Written instruction — Give the number of lines in the records below that include "this", and nothing more.

Information given —
>> Begin

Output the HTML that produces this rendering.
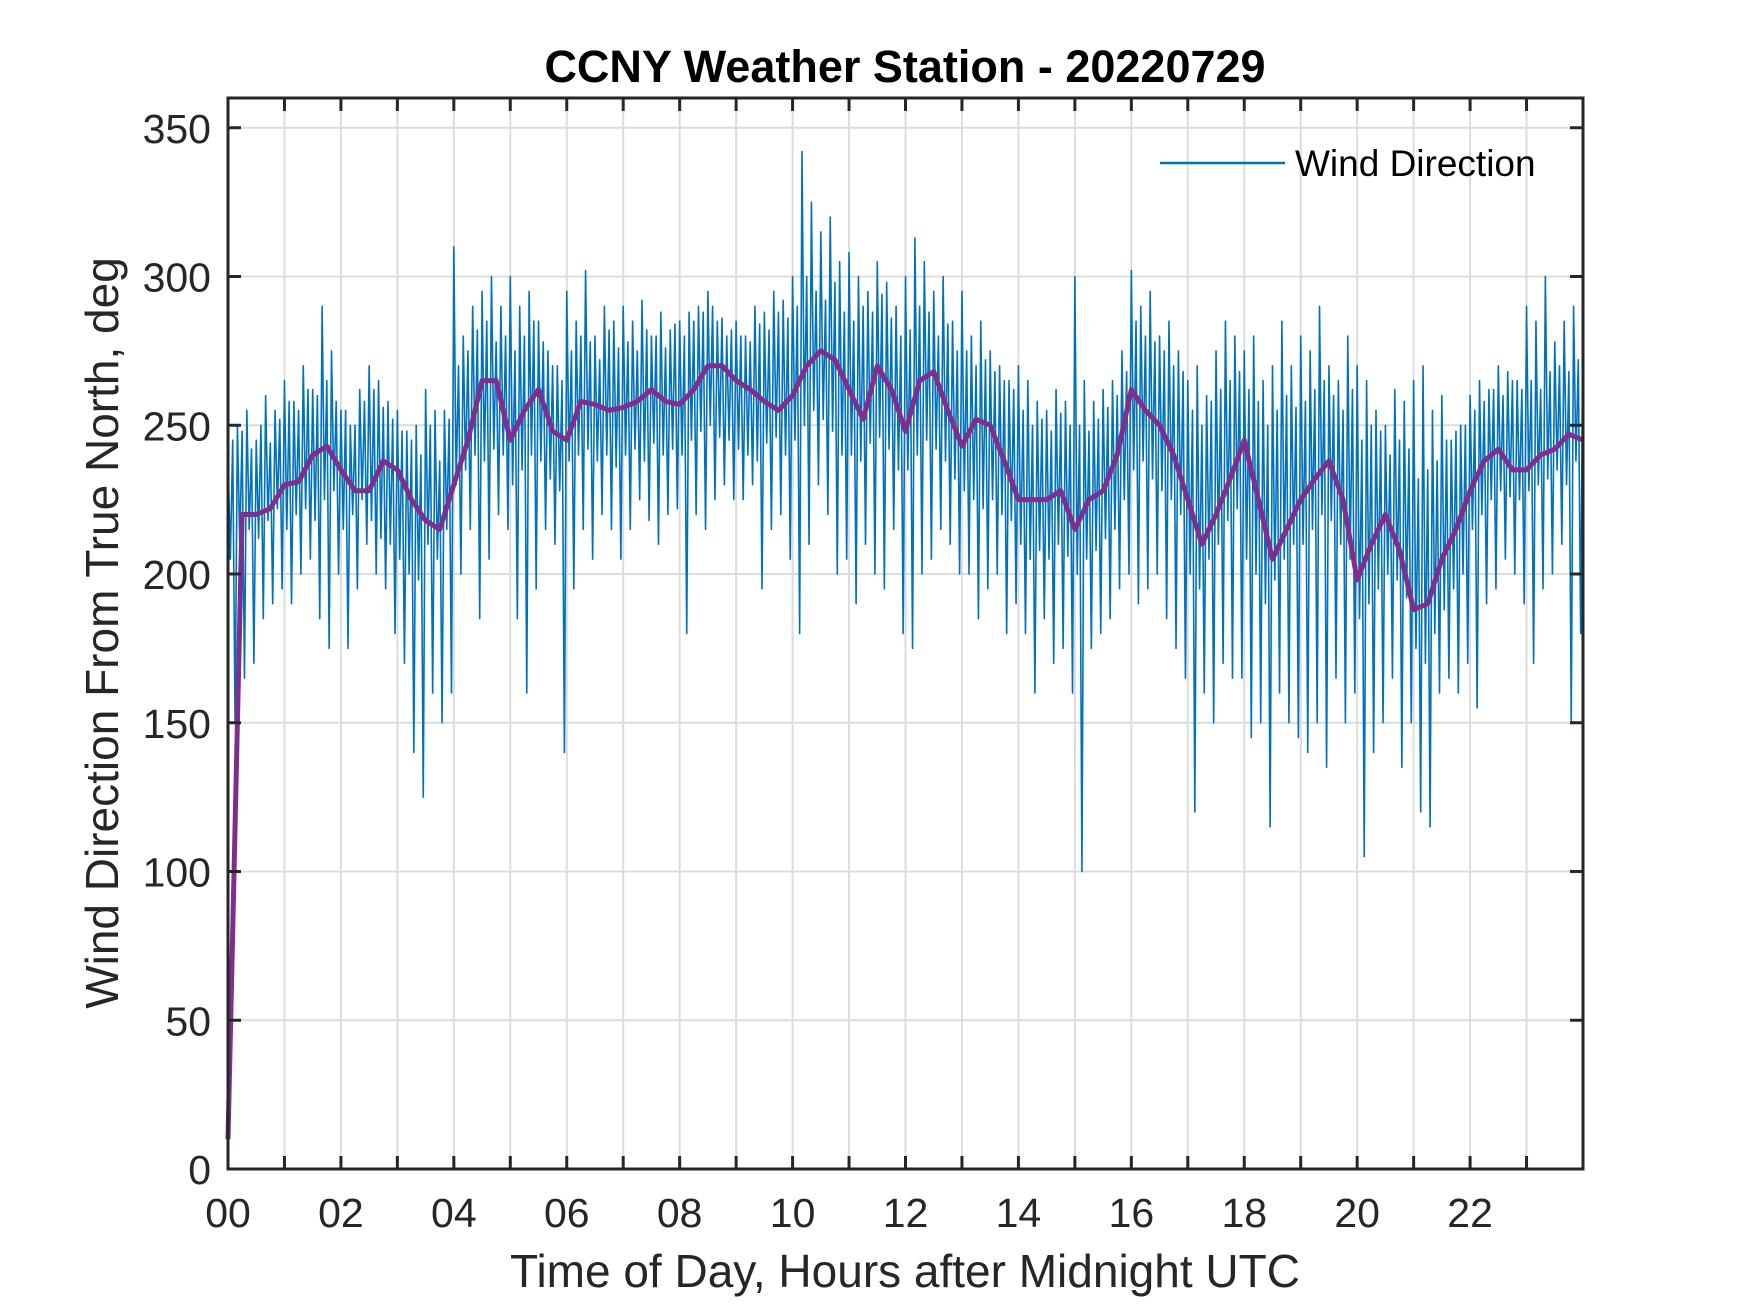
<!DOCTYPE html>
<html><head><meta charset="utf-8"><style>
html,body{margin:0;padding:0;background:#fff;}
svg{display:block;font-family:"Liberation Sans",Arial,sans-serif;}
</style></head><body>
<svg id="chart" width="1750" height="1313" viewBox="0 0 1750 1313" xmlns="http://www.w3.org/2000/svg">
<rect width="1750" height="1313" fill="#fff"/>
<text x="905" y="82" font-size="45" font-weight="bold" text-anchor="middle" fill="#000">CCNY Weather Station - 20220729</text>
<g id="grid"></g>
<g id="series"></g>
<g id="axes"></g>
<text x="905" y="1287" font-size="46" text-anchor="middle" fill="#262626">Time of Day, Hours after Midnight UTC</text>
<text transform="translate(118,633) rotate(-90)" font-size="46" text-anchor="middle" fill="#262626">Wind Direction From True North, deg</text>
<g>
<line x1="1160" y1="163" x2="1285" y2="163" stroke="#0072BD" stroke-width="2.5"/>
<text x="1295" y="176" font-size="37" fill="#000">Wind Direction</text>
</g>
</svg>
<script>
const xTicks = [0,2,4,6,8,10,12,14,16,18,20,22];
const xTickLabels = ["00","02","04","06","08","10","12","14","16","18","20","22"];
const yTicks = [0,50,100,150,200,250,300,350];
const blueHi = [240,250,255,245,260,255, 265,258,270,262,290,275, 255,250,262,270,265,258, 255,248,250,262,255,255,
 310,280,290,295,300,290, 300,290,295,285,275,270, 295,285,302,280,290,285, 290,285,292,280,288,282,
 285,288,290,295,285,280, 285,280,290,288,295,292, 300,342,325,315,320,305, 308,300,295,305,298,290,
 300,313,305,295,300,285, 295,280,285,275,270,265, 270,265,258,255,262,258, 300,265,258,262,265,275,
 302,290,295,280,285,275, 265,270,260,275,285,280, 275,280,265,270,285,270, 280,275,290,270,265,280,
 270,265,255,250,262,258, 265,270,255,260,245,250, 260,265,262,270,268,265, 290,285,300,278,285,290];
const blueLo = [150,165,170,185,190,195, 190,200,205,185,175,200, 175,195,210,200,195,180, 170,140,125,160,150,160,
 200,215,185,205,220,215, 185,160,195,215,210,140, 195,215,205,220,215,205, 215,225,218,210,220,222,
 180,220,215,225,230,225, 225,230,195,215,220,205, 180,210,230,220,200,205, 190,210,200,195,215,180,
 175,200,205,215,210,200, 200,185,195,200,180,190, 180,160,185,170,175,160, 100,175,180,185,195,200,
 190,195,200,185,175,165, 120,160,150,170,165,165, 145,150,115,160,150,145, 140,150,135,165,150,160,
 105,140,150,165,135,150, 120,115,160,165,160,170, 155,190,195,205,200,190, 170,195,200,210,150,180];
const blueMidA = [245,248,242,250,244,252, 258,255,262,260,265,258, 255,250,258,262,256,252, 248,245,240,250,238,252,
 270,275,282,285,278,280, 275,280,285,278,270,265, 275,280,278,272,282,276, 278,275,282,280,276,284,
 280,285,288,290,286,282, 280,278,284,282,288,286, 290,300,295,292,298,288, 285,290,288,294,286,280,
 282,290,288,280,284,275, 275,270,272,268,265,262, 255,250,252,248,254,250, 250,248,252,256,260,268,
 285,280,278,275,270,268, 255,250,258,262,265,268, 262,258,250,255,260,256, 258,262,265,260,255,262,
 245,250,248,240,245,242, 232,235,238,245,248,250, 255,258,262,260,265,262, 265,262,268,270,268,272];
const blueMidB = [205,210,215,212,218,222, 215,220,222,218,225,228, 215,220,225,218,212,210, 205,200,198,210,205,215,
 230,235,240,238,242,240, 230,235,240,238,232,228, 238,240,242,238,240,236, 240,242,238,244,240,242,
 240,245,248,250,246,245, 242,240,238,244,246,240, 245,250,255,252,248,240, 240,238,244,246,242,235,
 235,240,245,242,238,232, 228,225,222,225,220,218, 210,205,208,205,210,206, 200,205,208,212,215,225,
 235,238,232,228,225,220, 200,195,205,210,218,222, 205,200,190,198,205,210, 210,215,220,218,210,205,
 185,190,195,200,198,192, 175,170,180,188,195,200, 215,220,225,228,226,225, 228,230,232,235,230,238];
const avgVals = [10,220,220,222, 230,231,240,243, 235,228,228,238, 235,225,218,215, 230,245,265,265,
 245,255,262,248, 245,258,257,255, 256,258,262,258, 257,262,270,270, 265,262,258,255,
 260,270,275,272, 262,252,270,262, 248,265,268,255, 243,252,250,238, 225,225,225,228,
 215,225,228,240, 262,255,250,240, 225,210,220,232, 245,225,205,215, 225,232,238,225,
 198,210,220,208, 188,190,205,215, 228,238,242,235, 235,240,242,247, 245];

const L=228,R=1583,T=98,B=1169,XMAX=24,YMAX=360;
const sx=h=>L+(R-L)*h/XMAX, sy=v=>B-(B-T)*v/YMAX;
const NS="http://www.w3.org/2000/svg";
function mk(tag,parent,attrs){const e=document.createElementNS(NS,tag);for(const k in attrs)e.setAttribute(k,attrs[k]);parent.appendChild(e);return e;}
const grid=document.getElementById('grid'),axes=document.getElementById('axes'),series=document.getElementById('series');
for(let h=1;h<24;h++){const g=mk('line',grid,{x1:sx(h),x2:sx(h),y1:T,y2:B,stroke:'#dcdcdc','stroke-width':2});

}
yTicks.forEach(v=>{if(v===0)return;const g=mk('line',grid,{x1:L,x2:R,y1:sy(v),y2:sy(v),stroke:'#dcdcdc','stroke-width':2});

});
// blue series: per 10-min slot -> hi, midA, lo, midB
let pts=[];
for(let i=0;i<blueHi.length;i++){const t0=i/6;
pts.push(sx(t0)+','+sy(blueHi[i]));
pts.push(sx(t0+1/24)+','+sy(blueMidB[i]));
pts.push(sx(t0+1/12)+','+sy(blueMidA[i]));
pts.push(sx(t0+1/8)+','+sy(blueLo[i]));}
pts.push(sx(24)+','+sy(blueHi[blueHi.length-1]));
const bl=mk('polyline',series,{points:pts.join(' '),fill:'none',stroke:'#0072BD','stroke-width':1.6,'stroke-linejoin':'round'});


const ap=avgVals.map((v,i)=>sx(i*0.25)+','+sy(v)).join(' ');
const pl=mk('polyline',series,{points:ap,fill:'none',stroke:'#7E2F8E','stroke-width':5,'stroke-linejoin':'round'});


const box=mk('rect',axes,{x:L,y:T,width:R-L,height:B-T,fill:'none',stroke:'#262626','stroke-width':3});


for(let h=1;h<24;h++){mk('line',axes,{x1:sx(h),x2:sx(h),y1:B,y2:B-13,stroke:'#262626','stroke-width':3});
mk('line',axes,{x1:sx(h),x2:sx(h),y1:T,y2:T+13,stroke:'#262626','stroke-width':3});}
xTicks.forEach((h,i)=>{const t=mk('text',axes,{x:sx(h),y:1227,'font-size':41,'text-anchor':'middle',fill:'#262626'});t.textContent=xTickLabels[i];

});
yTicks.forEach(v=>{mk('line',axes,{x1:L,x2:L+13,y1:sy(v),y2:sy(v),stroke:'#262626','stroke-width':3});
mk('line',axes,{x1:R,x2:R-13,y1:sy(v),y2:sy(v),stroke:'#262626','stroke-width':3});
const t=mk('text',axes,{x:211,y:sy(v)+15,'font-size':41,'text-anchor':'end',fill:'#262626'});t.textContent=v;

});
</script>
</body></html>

>> End
>> Begin

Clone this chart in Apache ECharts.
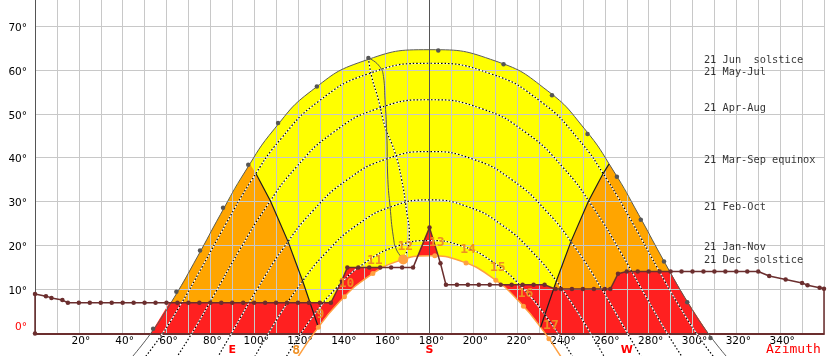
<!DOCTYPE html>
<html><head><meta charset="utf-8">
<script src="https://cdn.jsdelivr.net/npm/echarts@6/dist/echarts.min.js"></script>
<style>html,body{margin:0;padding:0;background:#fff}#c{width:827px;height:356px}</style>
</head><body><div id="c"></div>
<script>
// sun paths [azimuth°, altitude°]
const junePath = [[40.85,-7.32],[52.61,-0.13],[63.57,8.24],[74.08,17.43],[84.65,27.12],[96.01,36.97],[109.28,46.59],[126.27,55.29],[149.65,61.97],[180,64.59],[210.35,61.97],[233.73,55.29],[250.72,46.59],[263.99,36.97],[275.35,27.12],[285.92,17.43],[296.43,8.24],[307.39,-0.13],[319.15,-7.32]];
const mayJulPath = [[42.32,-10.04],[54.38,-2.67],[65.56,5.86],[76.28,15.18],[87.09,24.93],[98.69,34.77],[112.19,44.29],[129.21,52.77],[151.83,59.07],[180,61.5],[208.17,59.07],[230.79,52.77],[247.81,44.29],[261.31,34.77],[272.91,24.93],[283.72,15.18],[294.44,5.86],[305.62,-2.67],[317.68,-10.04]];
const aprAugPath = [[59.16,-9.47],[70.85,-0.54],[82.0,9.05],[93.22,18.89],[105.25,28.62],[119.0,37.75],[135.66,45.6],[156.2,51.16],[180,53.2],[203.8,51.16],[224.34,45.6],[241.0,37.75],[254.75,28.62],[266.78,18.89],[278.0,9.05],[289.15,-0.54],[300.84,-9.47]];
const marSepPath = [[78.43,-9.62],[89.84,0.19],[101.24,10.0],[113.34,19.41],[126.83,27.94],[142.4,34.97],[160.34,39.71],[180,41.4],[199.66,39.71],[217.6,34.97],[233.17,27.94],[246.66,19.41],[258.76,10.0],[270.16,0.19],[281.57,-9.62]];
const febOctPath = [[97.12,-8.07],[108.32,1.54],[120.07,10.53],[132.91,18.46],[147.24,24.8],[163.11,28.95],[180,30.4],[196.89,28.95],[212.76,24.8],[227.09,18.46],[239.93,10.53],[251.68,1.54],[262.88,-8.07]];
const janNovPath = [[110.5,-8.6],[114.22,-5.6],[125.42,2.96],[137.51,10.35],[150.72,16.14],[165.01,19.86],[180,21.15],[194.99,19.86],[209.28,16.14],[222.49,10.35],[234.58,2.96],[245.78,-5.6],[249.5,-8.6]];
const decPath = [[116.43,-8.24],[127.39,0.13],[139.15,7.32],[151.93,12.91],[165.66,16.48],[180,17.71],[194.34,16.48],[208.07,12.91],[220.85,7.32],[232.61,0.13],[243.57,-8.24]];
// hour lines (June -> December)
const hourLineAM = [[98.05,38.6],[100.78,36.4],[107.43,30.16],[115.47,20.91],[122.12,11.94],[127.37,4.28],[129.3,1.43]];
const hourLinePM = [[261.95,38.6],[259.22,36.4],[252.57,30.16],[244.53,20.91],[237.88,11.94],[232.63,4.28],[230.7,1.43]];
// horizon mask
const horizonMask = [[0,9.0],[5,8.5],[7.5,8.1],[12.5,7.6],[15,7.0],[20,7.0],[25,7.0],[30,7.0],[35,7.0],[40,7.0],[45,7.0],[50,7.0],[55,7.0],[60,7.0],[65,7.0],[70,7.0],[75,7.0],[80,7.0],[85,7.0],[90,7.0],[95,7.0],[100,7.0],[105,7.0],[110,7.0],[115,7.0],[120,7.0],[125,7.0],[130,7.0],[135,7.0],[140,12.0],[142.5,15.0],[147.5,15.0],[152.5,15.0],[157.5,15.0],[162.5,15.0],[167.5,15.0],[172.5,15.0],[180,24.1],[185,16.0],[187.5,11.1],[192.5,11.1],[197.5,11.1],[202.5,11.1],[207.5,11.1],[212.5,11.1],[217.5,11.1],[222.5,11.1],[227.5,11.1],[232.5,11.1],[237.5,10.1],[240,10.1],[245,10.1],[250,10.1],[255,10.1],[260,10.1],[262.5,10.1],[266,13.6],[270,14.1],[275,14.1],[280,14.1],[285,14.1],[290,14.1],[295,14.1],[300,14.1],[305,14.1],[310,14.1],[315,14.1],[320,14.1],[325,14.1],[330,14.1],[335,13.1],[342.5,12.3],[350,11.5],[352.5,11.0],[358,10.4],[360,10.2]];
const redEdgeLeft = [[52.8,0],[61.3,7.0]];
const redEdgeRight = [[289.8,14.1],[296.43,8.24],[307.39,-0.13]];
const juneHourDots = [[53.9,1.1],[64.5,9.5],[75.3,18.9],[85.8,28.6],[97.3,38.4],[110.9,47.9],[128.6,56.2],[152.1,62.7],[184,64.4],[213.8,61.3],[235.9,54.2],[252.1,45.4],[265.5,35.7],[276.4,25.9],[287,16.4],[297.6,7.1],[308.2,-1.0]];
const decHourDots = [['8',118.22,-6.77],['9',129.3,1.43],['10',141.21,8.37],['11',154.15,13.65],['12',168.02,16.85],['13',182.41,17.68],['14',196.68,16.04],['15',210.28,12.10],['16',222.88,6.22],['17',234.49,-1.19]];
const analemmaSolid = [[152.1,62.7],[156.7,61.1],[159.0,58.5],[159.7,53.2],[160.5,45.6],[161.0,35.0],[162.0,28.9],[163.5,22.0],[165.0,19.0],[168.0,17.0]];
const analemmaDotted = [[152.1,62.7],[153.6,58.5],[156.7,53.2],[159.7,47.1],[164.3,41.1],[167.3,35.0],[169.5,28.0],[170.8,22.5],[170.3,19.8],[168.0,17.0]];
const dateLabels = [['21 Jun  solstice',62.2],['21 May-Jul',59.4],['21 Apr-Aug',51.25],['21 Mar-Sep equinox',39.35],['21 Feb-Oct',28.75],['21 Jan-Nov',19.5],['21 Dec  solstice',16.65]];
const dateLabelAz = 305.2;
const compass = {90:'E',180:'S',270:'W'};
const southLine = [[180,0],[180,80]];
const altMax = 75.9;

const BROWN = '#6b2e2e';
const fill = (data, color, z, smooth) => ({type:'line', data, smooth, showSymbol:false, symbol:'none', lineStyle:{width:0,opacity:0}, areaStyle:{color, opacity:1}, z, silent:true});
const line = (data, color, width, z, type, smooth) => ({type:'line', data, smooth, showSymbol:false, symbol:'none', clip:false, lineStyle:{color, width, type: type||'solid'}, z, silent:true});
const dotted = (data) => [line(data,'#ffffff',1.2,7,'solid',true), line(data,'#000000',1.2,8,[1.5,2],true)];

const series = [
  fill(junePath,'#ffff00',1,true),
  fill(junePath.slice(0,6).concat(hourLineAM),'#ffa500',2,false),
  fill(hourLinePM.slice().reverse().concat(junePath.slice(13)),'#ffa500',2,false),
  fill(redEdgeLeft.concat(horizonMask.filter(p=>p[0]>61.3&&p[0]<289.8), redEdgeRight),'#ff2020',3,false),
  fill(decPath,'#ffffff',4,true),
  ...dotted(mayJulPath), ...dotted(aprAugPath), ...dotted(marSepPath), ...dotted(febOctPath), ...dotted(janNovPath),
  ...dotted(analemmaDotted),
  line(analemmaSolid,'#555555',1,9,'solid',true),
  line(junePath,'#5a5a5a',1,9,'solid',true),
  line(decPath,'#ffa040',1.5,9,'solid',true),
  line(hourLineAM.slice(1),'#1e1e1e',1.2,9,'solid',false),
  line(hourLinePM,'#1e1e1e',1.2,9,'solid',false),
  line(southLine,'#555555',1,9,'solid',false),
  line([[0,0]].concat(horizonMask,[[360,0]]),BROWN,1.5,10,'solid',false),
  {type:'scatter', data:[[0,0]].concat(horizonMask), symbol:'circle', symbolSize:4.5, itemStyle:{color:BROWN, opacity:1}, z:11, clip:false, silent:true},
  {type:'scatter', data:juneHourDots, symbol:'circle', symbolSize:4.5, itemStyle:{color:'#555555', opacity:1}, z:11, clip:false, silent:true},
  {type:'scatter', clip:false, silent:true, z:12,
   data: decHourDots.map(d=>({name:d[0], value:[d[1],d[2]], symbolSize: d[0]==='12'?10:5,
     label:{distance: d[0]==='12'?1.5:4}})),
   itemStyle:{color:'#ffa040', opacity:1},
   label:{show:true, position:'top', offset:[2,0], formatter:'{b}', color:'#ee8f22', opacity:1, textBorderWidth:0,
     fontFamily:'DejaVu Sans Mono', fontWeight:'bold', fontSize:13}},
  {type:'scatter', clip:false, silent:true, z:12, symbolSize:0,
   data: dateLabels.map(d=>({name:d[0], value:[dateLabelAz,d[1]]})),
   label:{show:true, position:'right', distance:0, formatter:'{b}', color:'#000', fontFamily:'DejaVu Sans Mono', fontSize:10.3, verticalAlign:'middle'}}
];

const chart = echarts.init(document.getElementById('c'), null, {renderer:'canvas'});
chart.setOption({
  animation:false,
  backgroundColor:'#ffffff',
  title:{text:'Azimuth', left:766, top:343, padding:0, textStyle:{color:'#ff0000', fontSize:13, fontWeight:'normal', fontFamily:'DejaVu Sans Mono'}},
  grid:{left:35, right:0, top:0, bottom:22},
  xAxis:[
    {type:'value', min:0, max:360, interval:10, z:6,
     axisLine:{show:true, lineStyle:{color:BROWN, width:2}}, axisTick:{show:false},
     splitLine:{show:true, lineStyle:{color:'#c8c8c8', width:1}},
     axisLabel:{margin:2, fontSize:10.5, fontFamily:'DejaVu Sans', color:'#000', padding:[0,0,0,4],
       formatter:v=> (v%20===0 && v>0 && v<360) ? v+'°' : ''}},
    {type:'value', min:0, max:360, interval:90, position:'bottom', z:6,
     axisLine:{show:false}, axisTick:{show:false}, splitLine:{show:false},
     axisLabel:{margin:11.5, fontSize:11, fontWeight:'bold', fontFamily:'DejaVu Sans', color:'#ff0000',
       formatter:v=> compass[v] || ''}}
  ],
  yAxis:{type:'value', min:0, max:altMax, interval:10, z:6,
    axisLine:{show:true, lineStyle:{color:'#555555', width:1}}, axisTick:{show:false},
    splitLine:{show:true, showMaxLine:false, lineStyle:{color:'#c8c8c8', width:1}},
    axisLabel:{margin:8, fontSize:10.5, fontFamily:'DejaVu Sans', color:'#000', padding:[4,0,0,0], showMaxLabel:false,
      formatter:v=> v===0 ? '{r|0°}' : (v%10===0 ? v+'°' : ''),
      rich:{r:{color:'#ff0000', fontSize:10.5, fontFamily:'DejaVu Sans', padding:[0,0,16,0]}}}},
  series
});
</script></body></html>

>> End

Written solution — 2